## [WHAT THE EXERCISE ASKS]
Copy out exactly the lines from the one holding "Recreate this image" through the one holding "plt.rcParams['mathtext.fontset'] = 'stix'", ends included; omit images.

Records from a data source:
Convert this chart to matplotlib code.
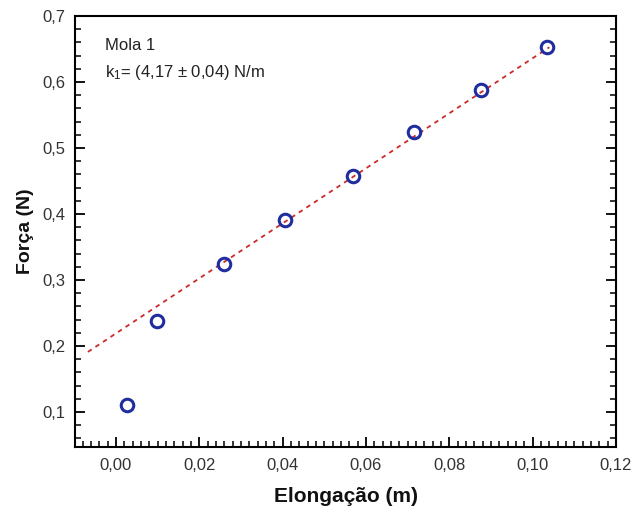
import matplotlib
matplotlib.use("Agg")
import matplotlib.pyplot as plt
from matplotlib.ticker import MultipleLocator, FuncFormatter
import numpy as np

plt.rcParams['font.family'] = ['Liberation Sans', 'DejaVu Sans']
plt.rcParams['mathtext.fontset'] = 'custom'
plt.rcParams['mathtext.rm'] = 'Liberation Sans'
plt.rcParams['mathtext.it'] = 'Liberation Sans'

# Data
elongacao = [0.0026, 0.0098, 0.0259, 0.0407, 0.0568, 0.0716, 0.0877, 0.1035]
forca = [0.111, 0.238, 0.324, 0.391, 0.458, 0.524, 0.588, 0.653]
fit_slope = 4.17
fit_intercept = 0.219
fit_x_range = [-0.0067, 0.104]

fig = plt.figure(figsize=(6.44, 5.12), dpi=100)
ax = fig.add_axes([75/644, 1-447/512, (616-75)/644, (447-16)/512])

xl = np.linspace(fit_x_range[0], fit_x_range[1], 50)
ax.plot(xl, fit_intercept + fit_slope*xl, color='#cc2a2a', lw=1.3,
        dashes=(2.5, 2.5), zorder=2)
ax.plot(elongacao, forca, 'o', mfc='none', mec='#1f2d9e', mew=2.2, ms=9, zorder=3)

ax.set_xlim(-0.0098, 0.12)
ax.set_ylim(0.047, 0.7)
ax.xaxis.set_major_locator(MultipleLocator(0.02))
ax.xaxis.set_minor_locator(MultipleLocator(0.002))
ax.yaxis.set_major_locator(MultipleLocator(0.1))
ax.yaxis.set_minor_locator(MultipleLocator(0.02))
ax.xaxis.set_major_formatter(FuncFormatter(lambda v, p: f"{v:.2f}".replace('.', ',').replace('-0,00', '0,00')))
ax.yaxis.set_major_formatter(FuncFormatter(lambda v, p: f"{v:.1f}".replace('.', ',')))
ax.tick_params(which='both', direction='in', top=False, right=True, labelsize=12,
               color='black', labelcolor='#333333')
ax.tick_params(which='major', length=7, width=1.3)
ax.tick_params(which='minor', length=4, width=1.1)
ax.tick_params(axis='x', pad=8)
ax.tick_params(axis='y', pad=7)
for s in ax.spines.values():
    s.set_linewidth(1.5)

ax.set_xlabel('Elongação (m)', fontsize=15, fontweight='bold', labelpad=10, color='#111111')
ax.set_ylabel('Força (N)', fontsize=14, fontweight='bold', labelpad=6, color='#111111')

ax.text(0.055, 0.932, 'Mola 1', transform=ax.transAxes, fontsize=12, va='center', color='#222222')
ax.text(0.055, 0.868, r'k$_{1}$= (4,17 ± 0,04) N/m', transform=ax.transAxes, fontsize=12,
        va='center', color='#222222')

fig.savefig('out.png', dpi=100)
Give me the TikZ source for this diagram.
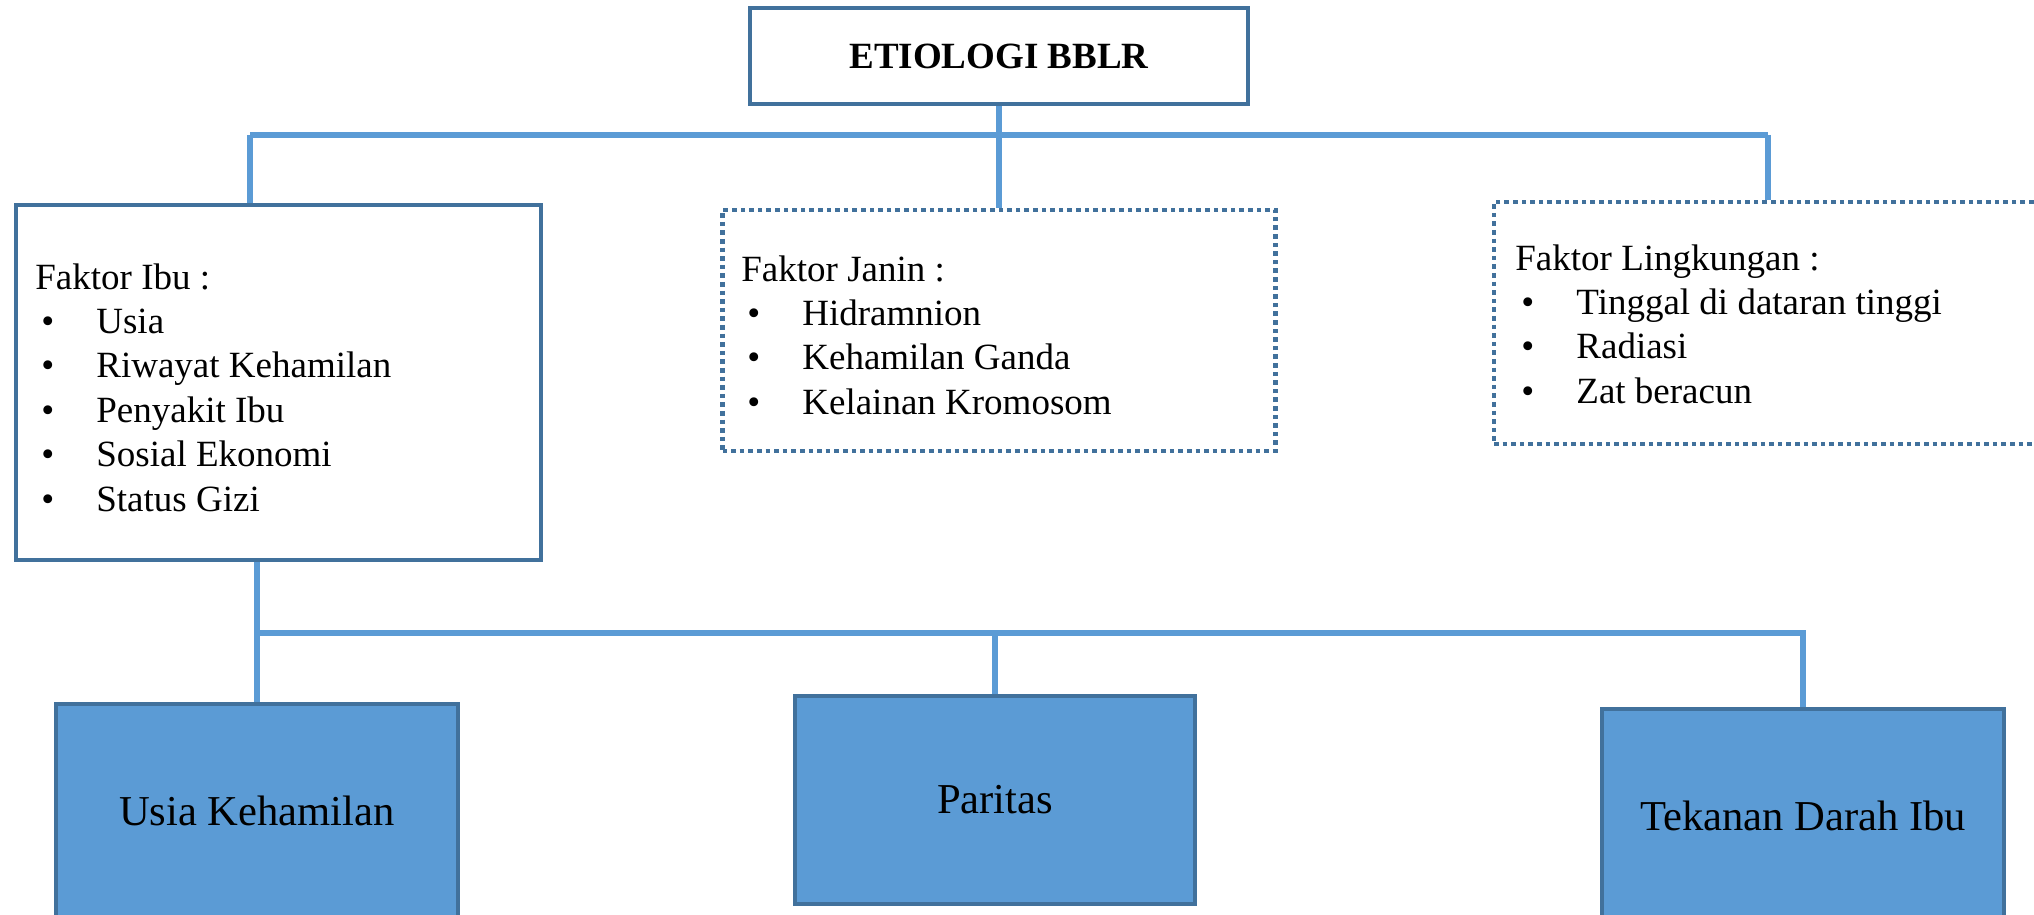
\documentclass[tikz,border=0pt]{standalone}
\usepackage{fontspec}
\setmainfont{Liberation Serif}
\definecolor{bord}{HTML}{41719C}
\definecolor{fillb}{HTML}{5B9BD5}
\definecolor{connc}{HTML}{5B9BD5}
\newcommand\bitem{\hspace*{3pt}\makebox[27.5pt][l]{•}}
\begin{document}
\begin{tikzpicture}[x=0.5pt,y=-0.5pt,
  solidbox/.style={draw=bord, line width=2.4pt, rectangle, inner sep=0},
  dotbox/.style={draw=bord, line width=2.3pt, dash pattern=on 2.3pt off 2pt, rectangle, inner sep=0},
  bluebox/.style={draw=bord, fill=fillb, line width=2.4pt, rectangle, inner sep=0, font=\fontsize{21.3}{25}\selectfont},
  connector/.style={draw=connc, line width=2.6pt},
  listtext/.style={anchor=north west, inner sep=0, align=left, font=\fontsize{18.5}{22.2}\selectfont}]
\useasboundingbox (0,0) rectangle (2034,915);
\clip (0,0) rectangle (2034,915);

% top
\node[solidbox, minimum width=249pt, minimum height=48pt, font=\fontsize{18.5}{22}\selectfont\bfseries] (top) at (999,56) {ETIOLOGI BBLR};

% factor boxes
\node[solidbox, minimum width=262.5pt, minimum height=177.5pt] (ibu) at (278.5,382.5) {};
\node[dotbox, minimum width=276.5pt, minimum height=120.5pt] (janin) at (999,330.5) {};
\node[dotbox, minimum width=276.5pt, minimum height=121pt] (ling) at (1770.5,323) {};

\node[listtext] (ibuT) at (35,263) {Faktor Ibu :\\ \bitem Usia\\ \bitem Riwayat Kehamilan\\ \bitem Penyakit Ibu\\ \bitem Sosial Ekonomi\\ \bitem Status Gizi};
\node[listtext] (janinT) at (741,255) {Faktor Janin :\\ \bitem Hidramnion\\ \bitem Kehamilan Ganda\\ \bitem Kelainan Kromosom};
\node[listtext] (lingT) at (1515,244) {Faktor Lingkungan :\\ \bitem Tinggal di dataran tinggi\\ \bitem Radiasi\\ \bitem Zat beracun};

% bottom boxes
\node[bluebox, minimum width=201pt, minimum height=107pt] (usia) at (257,811) {Usia Kehamilan};
\node[bluebox, minimum width=200pt, minimum height=104pt] (par) at (995,800) {Paritas};
\node[bluebox, minimum width=201pt, minimum height=107pt] (tek) at (1803,816) {Tekanan Darah Ibu};

% upper connectors
\coordinate (barL) at (250,135);
\coordinate (barR) at (1768,135);
\draw[connector] (barL) -- (barR);
\draw[connector] (top.south) -- (top.south |- barL);
\draw[connector] (top.south |- barL) -- (janin.north);
\draw[connector] (barL) -- (barL |- ibu.north);
\draw[connector] (barR) -- (barR |- ling.north);

% lower connectors
\coordinate (lbar) at (257,633);
\draw[connector] (ibu.south -| lbar) -- (lbar) -- (usia.north);
\draw[connector] (lbar) -- (lbar -| tek.north) -- (tek.north);
\draw[connector] (lbar -| par.north) -- (par.north);
\end{tikzpicture}
\end{document}
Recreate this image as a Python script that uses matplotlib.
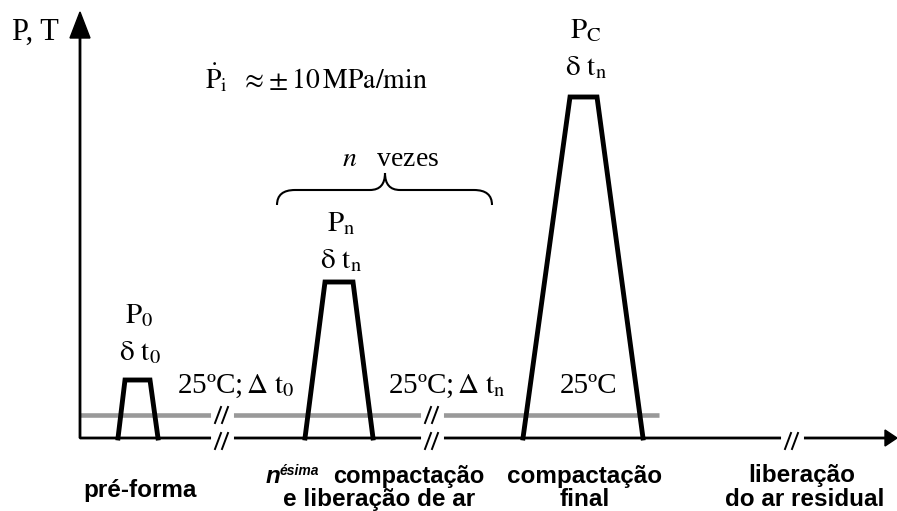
import matplotlib.pyplot as plt
from matplotlib.path import Path
from matplotlib.patches import PathPatch

plt.rcParams['font.family'] = ['Liberation Serif', 'DejaVu Serif']
plt.rcParams['mathtext.fontset'] = 'stix'

# Ciclos de pressao (tempo em unidades arbitrarias)
t_ini = [38, 225, 443]
t_topo_ini = [45, 245, 490]
t_topo_fim = [70, 273, 517]
t_fim = [78, 293, 563]
pico = [58, 156, 341]
rot_p = [r'$\mathrm{P}_0$', r'$\mathrm{P}_\mathrm{n}$', r'$\mathrm{P}_\mathrm{C}$']
rot_dt = [r'$\mathrm{\delta\ t}_0$', r'$\mathrm{\delta\ t}_\mathrm{n}$',
          r'$\mathrm{\delta\ t}_\mathrm{n}$']

# Temperatura ambiente
temp_nivel = 23
temp_fim = 579
quebras_temp = [142, 352]
quebras_eixo = [142, 352, 712]

fig = plt.figure(figsize=(8.97, 5.11), dpi=100)
ax = fig.add_axes([0, 0, 1, 1])
ax.set_xlim(-80, 817)
ax.set_ylim(-73, 438)
ax.axis('off')

# Eixos com setas
ax.arrow(0, 0, 817, 0, width=1.4, head_width=16, head_length=12,
         length_includes_head=True, color='black', zorder=3)
ax.arrow(0, 0, 0, 426, width=1.4, head_width=20, head_length=26,
         length_includes_head=True, color='black', zorder=3)

# Linha de temperatura
ax.plot([0, temp_fim], [temp_nivel, temp_nivel], color='#999999', lw=3.3,
        solid_capstyle='butt', zorder=2)


def quebra(x, y, dy):
    ax.plot([x - 8, x + 8], [y, y], color='white', lw=5, zorder=4)
    for dx in (-4, 3):
        ax.plot([x + dx - 3, x + dx + 3], [y - dy - 8, y - dy + 8],
                color='black', lw=1.4, zorder=5)


for xq in quebras_temp:
    quebra(xq, temp_nivel, 0)
for xq in quebras_eixo:
    quebra(xq, 0, 3)

# Pulsos de pressao
offs = [20, 14, 22]
for i in range(len(pico)):
    xs = [t_ini[i], t_topo_ini[i], t_topo_fim[i], t_fim[i]]
    ys = [0, pico[i], pico[i], 0]
    ax.plot(xs, ys, color='black', lw=3.5, solid_joinstyle='miter', zorder=6)
    xc = (t_topo_ini[i] + t_topo_fim[i]) / 2
    ax.text(xc + 2, pico[i] + offs[i], rot_dt[i], ha='center', va='baseline', fontsize=21)
    ax.text(xc + 2, pico[i] + offs[i] + 37, rot_p[i], ha='center', va='baseline', fontsize=21)

# Textos em serifa
ax.text(-68, 398, 'P, T', ha='left', va='baseline', fontsize=22)
ax.text(125, 350, r'$\dot{\mathrm{P}}_\mathrm{i}\ \ \approx\!\pm10\,\mathrm{MPa/min}$',
        ha='left', va='baseline', fontsize=20)
ax.text(97, 45, r'25ºC;$\,\Delta\ \mathrm{t}_0$', ha='left', va='baseline', fontsize=21)
ax.text(308, 45, r'25ºC;$\,\Delta\ \mathrm{t}_\mathrm{n}$', ha='left', va='baseline', fontsize=21)
ax.text(480, 45, '25ºC', ha='left', va='baseline', fontsize=21)

# Chave "n vezes"
verts = [(197, 233), (197, 248), (215, 248), (290, 248), (305, 248), (305, 265),
         (305, 248), (320, 248), (394, 248), (412, 248), (412, 233)]
codes = [Path.MOVETO, Path.CURVE3, Path.CURVE3, Path.LINETO, Path.CURVE3, Path.CURVE3,
         Path.CURVE3, Path.CURVE3, Path.LINETO, Path.CURVE3, Path.CURVE3]
ax.add_patch(PathPatch(Path(verts, codes), fill=False, lw=1.5, color='black'))
ax.text(311, 272, r'$n$   vezes', ha='center', va='baseline', fontsize=20)

# Legendas das etapas
sans = ['Liberation Sans', 'DejaVu Sans']
ax.text(60, -59, 'pré-forma', ha='center', va='baseline', fontsize=17.5,
        fontweight='bold', family=sans)
ax.text(186, -45, 'n', ha='left', va='baseline', fontsize=17.5,
        fontweight='bold', style='italic', family=sans)
ax.text(200, -37, 'ésima', ha='left', va='baseline', fontsize=10,
        fontweight='bold', style='italic', family=sans)
ax.text(404, -45, 'compactação', ha='right', va='baseline', fontsize=17,
        fontweight='bold', family=sans)
ax.text(299, -68, 'e liberação de ar', ha='center', va='baseline', fontsize=17.5,
        fontweight='bold', family=sans)
ax.text(505, -45, 'compactação', ha='center', va='baseline', fontsize=17.5,
        fontweight='bold', family=sans)
ax.text(505, -68, 'final', ha='center', va='baseline', fontsize=17.5,
        fontweight='bold', family=sans)
ax.text(722, -44, 'liberação', ha='center', va='baseline', fontsize=17.5,
        fontweight='bold', family=sans)
ax.text(725, -68, 'do ar residual', ha='center', va='baseline', fontsize=17.5,
        fontweight='bold', family=sans)

fig.savefig('out.png', dpi=100)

## [OUTPUT]
Recreate this image as a Python script that uses matplotlib.
import matplotlib.pyplot as plt
from matplotlib.path import Path
from matplotlib.patches import PathPatch

plt.rcParams['font.family'] = ['Liberation Serif', 'DejaVu Serif']
plt.rcParams['mathtext.fontset'] = 'stix'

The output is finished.